To allow for enough interleaving of concepts (Design Goal 5), we defer the introduction of round brackets and focus on more conceptual additions: the nesting of blocks. We know indentation is a hard concept for students to learn, so this warrants its own level (Design Goal 3).
Level 11 adds round brackets in [print
], [range
] and
[input
]. As per Design Goal 4, these are added as late as possible.
In level 12, learners encounter different types of brackets for the
first time, because it adds rectangular brackets for list access, which
up to now was done with the keyword [at
], following Design Goal 2.
In level 13, booleans are added. Learners encounter True and False and how to use them in if statements
In level 14, Learners learn about and and or in if statements.

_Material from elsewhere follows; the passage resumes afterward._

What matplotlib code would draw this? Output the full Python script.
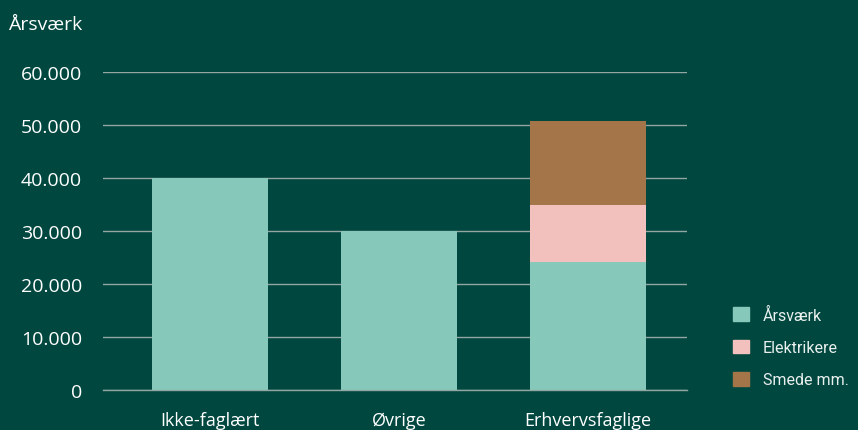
import matplotlib.pyplot as plt
import numpy as np
from matplotlib.patches import Patch
from matplotlib.ticker import FuncFormatter

categories = ['Ikke-faglært', 'Øvrige', 'Erhvervsfaglige']
aarsvaerk = [40000, 30000, 24200]
elektrikere = [0, 0, 10700]
smede = [0, 0, 15850]
yticks = [0, 10000, 20000, 30000, 40000, 50000, 60000]

bg = '#00473f'
teal = '#86c9bb'
pink = '#f2c1be'
brown = '#a47548'
txt = '#ffffff'

fig = plt.figure(figsize=(8.58, 4.31), dpi=100, facecolor=bg)
ax = fig.add_axes([103 / 858, 40 / 431, 584 / 858, 318 / 431], facecolor=bg)

x = np.arange(len(categories))
w = 0.614
a = np.array(aarsvaerk)
e = np.array(elektrikere)
s = np.array(smede)
ax.bar(x, a, w, color=teal, zorder=3)
ax.bar(x[e > 0], e[e > 0], w, bottom=a[e > 0], color=pink, zorder=3)
ax.bar(x[s > 0], s[s > 0], w, bottom=(a + e)[s > 0], color=brown, zorder=3)

ax.set_xlim(-0.566, 2.524)
ax.set_ylim(0, 60000)
ax.set_yticks(yticks)
ax.yaxis.set_major_formatter(FuncFormatter(lambda v, p: f'{int(v):,}'.replace(',', '.')))
ax.set_xticks(x)
ax.set_xticklabels(categories)
ax.grid(axis='y', color='#93a6a1', linewidth=1.0, zorder=1)
ax.axhline(0, color='#93a6a1', linewidth=1.0, zorder=4, clip_on=False)
for sp in ax.spines.values():
    sp.set_visible(False)
ax.tick_params(axis='y', length=0, pad=15, labelsize=14, labelcolor=txt)
ax.tick_params(axis='x', length=0, pad=15, labelsize=13, labelcolor=txt)
for lbl in ax.get_xticklabels() + ax.get_yticklabels():
    lbl.set_fontfamily('Open Sans')

fig.text(8 / 858, 1 - 25 / 431, 'Årsværk', color=txt, fontsize=14,
         family='Open Sans', va='center', ha='left')

handles = [Patch(color=teal, label='Årsværk'),
           Patch(color=pink, label='Elektrikere'),
           Patch(color=brown, label='Smede mm.')]
leg = fig.legend(handles=handles, loc='center left', bbox_to_anchor=(719 / 858, 1 - 348 / 431),
                 frameon=False, handlelength=0.95, handleheight=0.95, handletextpad=0.9,
                 labelspacing=1.05, prop={'family': 'Roboto', 'size': 11.5})
for t in leg.get_texts():
    t.set_color('#e8efed')

fig.savefig('out.png', dpi=100, facecolor=bg)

In level 15, comments are introduced. The learner will now know how to comment code
In level 16, Learners learn about < and > in preparation for while loops
In level 17, learners are introduced to the while loop. With the previous knowledge of booleans and < and >, learners can make basic while loops.
In level 18, learners are shown how to get a specific value from a list. The code to access a specific value has already been available for a while but there was no explanation yet how to access a specific value.
In level 19, learners are shown how to loop through a list. The length() function is also introduced, as it makes looping through a list easier. The code to loop through a list has already been available since the for loop was introduced but there was no explanation yet how to loop through the list.
In level 20, we introduce the = and ==. All variable assignments change is to =. All equality checks turn into ==.
In level 21, we introduce the != in the equality checks. This is introduced after the change to = and == as to make it easier to understand when you already know the syntax for =.
In level 22, we introduce <= and >=. This is introduced after the change to = and == as to make it easier to understand when you already know the syntax for =.